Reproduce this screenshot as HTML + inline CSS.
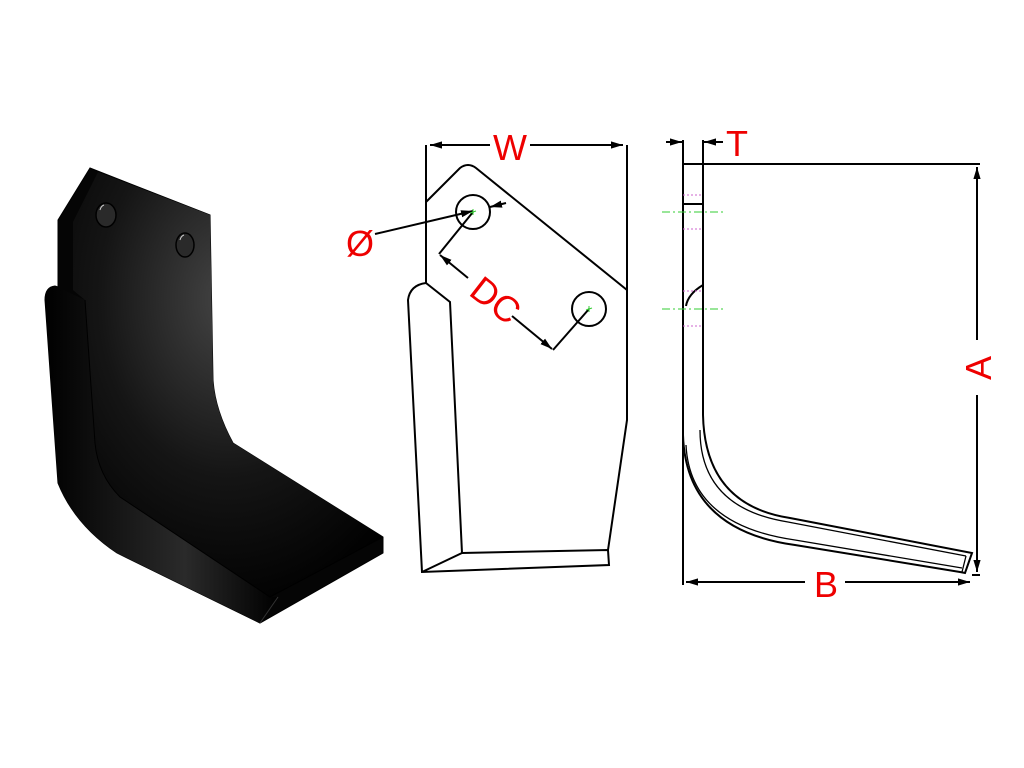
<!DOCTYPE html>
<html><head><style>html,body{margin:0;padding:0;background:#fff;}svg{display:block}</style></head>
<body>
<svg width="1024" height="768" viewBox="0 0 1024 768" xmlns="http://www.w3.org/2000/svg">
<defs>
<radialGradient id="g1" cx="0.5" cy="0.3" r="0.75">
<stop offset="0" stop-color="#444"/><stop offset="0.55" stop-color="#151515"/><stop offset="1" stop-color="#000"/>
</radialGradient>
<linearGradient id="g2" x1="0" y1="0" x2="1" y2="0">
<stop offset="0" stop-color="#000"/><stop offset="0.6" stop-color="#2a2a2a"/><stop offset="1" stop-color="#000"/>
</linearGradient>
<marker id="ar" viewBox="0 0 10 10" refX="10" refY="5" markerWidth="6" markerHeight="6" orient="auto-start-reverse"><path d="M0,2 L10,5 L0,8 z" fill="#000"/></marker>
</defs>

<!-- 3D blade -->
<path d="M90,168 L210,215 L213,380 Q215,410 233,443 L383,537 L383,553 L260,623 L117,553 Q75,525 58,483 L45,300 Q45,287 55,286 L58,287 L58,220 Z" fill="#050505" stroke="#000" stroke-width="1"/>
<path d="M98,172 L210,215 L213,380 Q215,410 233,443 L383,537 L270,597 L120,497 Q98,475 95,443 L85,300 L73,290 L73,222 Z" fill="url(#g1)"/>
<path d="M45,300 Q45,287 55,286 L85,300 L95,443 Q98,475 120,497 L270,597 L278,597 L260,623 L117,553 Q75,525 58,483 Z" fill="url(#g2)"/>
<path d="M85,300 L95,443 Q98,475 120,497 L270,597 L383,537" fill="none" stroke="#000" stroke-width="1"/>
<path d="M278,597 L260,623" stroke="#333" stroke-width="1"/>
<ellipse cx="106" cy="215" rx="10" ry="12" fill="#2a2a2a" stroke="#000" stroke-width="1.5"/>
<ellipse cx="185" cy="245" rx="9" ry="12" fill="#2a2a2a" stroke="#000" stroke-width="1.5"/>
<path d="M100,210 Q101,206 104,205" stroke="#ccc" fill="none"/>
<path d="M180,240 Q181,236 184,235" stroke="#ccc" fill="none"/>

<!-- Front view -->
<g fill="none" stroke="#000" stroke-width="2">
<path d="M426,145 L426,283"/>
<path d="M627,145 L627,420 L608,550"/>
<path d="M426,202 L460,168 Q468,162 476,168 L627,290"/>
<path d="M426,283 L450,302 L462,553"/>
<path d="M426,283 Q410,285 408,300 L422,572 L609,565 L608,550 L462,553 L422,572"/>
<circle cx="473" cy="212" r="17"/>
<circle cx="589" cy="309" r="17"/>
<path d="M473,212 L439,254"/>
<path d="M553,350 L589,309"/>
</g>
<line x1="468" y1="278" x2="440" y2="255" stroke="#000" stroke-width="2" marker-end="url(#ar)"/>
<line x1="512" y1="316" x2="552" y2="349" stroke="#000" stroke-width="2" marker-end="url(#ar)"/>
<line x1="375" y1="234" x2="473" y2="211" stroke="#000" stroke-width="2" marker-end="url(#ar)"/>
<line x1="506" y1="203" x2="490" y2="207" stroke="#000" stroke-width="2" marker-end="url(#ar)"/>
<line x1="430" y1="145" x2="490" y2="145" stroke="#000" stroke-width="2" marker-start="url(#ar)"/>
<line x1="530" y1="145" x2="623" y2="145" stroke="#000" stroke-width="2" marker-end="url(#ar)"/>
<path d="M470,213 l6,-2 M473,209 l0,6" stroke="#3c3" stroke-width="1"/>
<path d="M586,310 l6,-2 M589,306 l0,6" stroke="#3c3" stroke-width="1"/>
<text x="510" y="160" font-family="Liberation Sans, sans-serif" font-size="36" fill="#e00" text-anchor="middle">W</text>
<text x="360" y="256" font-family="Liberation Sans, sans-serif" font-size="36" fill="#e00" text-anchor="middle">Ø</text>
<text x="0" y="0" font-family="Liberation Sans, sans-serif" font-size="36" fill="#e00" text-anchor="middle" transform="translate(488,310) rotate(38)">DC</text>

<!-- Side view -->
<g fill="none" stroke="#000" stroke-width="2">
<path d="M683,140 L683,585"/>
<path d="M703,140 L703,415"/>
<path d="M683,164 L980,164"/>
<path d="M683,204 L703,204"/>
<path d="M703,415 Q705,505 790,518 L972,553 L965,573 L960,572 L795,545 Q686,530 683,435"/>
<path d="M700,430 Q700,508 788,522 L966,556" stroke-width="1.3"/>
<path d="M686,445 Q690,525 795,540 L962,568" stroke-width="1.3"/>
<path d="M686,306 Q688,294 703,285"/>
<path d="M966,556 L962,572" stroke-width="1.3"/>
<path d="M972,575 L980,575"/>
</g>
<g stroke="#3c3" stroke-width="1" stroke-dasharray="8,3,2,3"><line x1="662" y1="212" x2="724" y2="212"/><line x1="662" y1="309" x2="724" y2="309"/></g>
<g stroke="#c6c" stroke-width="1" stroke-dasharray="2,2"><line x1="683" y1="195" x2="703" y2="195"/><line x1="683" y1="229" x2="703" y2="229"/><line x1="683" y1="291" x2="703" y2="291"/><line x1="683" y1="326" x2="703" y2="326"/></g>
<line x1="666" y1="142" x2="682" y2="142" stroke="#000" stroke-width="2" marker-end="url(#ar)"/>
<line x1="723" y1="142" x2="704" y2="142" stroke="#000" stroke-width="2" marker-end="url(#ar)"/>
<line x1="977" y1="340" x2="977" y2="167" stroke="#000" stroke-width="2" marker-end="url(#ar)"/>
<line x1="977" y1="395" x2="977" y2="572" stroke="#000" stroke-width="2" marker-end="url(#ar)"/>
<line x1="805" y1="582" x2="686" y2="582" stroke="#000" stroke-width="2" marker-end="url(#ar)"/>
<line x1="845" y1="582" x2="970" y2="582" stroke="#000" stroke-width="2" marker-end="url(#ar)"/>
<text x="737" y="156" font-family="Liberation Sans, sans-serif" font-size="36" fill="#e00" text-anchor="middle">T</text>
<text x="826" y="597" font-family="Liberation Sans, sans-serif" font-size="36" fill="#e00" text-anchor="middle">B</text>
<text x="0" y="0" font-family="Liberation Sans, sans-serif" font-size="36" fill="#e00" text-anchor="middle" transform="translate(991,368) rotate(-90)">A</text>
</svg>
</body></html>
------------
GOAL: Repeat the data exactly, dropping every picture it holds.

TASK ANSWER:
Reproduce this screenshot as HTML + inline CSS.
<!DOCTYPE html>
<html><head><style>html,body{margin:0;padding:0;background:#fff;}svg{display:block}</style></head>
<body>
<svg width="1024" height="768" viewBox="0 0 1024 768" xmlns="http://www.w3.org/2000/svg">
<defs>
<radialGradient id="g1" cx="0.5" cy="0.3" r="0.75">
<stop offset="0" stop-color="#444"/><stop offset="0.55" stop-color="#151515"/><stop offset="1" stop-color="#000"/>
</radialGradient>
<linearGradient id="g2" x1="0" y1="0" x2="1" y2="0">
<stop offset="0" stop-color="#000"/><stop offset="0.6" stop-color="#2a2a2a"/><stop offset="1" stop-color="#000"/>
</linearGradient>
<marker id="ar" viewBox="0 0 10 10" refX="10" refY="5" markerWidth="6" markerHeight="6" orient="auto-start-reverse"><path d="M0,2 L10,5 L0,8 z" fill="#000"/></marker>
</defs>

<!-- 3D blade -->
<path d="M90,168 L210,215 L213,380 Q215,410 233,443 L383,537 L383,553 L260,623 L117,553 Q75,525 58,483 L45,300 Q45,287 55,286 L58,287 L58,220 Z" fill="#050505" stroke="#000" stroke-width="1"/>
<path d="M98,172 L210,215 L213,380 Q215,410 233,443 L383,537 L270,597 L120,497 Q98,475 95,443 L85,300 L73,290 L73,222 Z" fill="url(#g1)"/>
<path d="M45,300 Q45,287 55,286 L85,300 L95,443 Q98,475 120,497 L270,597 L278,597 L260,623 L117,553 Q75,525 58,483 Z" fill="url(#g2)"/>
<path d="M85,300 L95,443 Q98,475 120,497 L270,597 L383,537" fill="none" stroke="#000" stroke-width="1"/>
<path d="M278,597 L260,623" stroke="#333" stroke-width="1"/>
<ellipse cx="106" cy="215" rx="10" ry="12" fill="#2a2a2a" stroke="#000" stroke-width="1.5"/>
<ellipse cx="185" cy="245" rx="9" ry="12" fill="#2a2a2a" stroke="#000" stroke-width="1.5"/>
<path d="M100,210 Q101,206 104,205" stroke="#ccc" fill="none"/>
<path d="M180,240 Q181,236 184,235" stroke="#ccc" fill="none"/>

<!-- Front view -->
<g fill="none" stroke="#000" stroke-width="2">
<path d="M426,145 L426,283"/>
<path d="M627,145 L627,420 L608,550"/>
<path d="M426,202 L460,168 Q468,162 476,168 L627,290"/>
<path d="M426,283 L450,302 L462,553"/>
<path d="M426,283 Q410,285 408,300 L422,572 L609,565 L608,550 L462,553 L422,572"/>
<circle cx="473" cy="212" r="17"/>
<circle cx="589" cy="309" r="17"/>
<path d="M473,212 L439,254"/>
<path d="M553,350 L589,309"/>
</g>
<line x1="468" y1="278" x2="440" y2="255" stroke="#000" stroke-width="2" marker-end="url(#ar)"/>
<line x1="512" y1="316" x2="552" y2="349" stroke="#000" stroke-width="2" marker-end="url(#ar)"/>
<line x1="375" y1="234" x2="473" y2="211" stroke="#000" stroke-width="2" marker-end="url(#ar)"/>
<line x1="506" y1="203" x2="490" y2="207" stroke="#000" stroke-width="2" marker-end="url(#ar)"/>
<line x1="430" y1="145" x2="490" y2="145" stroke="#000" stroke-width="2" marker-start="url(#ar)"/>
<line x1="530" y1="145" x2="623" y2="145" stroke="#000" stroke-width="2" marker-end="url(#ar)"/>
<path d="M470,213 l6,-2 M473,209 l0,6" stroke="#3c3" stroke-width="1"/>
<path d="M586,310 l6,-2 M589,306 l0,6" stroke="#3c3" stroke-width="1"/>
<text x="510" y="160" font-family="Liberation Sans, sans-serif" font-size="36" fill="#e00" text-anchor="middle">W</text>
<text x="360" y="256" font-family="Liberation Sans, sans-serif" font-size="36" fill="#e00" text-anchor="middle">Ø</text>
<text x="0" y="0" font-family="Liberation Sans, sans-serif" font-size="36" fill="#e00" text-anchor="middle" transform="translate(488,310) rotate(38)">DC</text>

<!-- Side view -->
<g fill="none" stroke="#000" stroke-width="2">
<path d="M683,140 L683,585"/>
<path d="M703,140 L703,415"/>
<path d="M683,164 L980,164"/>
<path d="M683,204 L703,204"/>
<path d="M703,415 Q705,505 790,518 L972,553 L965,573 L960,572 L795,545 Q686,530 683,435"/>
<path d="M700,430 Q700,508 788,522 L966,556" stroke-width="1.3"/>
<path d="M686,445 Q690,525 795,540 L962,568" stroke-width="1.3"/>
<path d="M686,306 Q688,294 703,285"/>
<path d="M966,556 L962,572" stroke-width="1.3"/>
<path d="M972,575 L980,575"/>
</g>
<g stroke="#3c3" stroke-width="1" stroke-dasharray="8,3,2,3"><line x1="662" y1="212" x2="724" y2="212"/><line x1="662" y1="309" x2="724" y2="309"/></g>
<g stroke="#c6c" stroke-width="1" stroke-dasharray="2,2"><line x1="683" y1="195" x2="703" y2="195"/><line x1="683" y1="229" x2="703" y2="229"/><line x1="683" y1="291" x2="703" y2="291"/><line x1="683" y1="326" x2="703" y2="326"/></g>
<line x1="666" y1="142" x2="682" y2="142" stroke="#000" stroke-width="2" marker-end="url(#ar)"/>
<line x1="723" y1="142" x2="704" y2="142" stroke="#000" stroke-width="2" marker-end="url(#ar)"/>
<line x1="977" y1="340" x2="977" y2="167" stroke="#000" stroke-width="2" marker-end="url(#ar)"/>
<line x1="977" y1="395" x2="977" y2="572" stroke="#000" stroke-width="2" marker-end="url(#ar)"/>
<line x1="805" y1="582" x2="686" y2="582" stroke="#000" stroke-width="2" marker-end="url(#ar)"/>
<line x1="845" y1="582" x2="970" y2="582" stroke="#000" stroke-width="2" marker-end="url(#ar)"/>
<text x="737" y="156" font-family="Liberation Sans, sans-serif" font-size="36" fill="#e00" text-anchor="middle">T</text>
<text x="826" y="597" font-family="Liberation Sans, sans-serif" font-size="36" fill="#e00" text-anchor="middle">B</text>
<text x="0" y="0" font-family="Liberation Sans, sans-serif" font-size="36" fill="#e00" text-anchor="middle" transform="translate(991,368) rotate(-90)">A</text>
</svg>
</body></html>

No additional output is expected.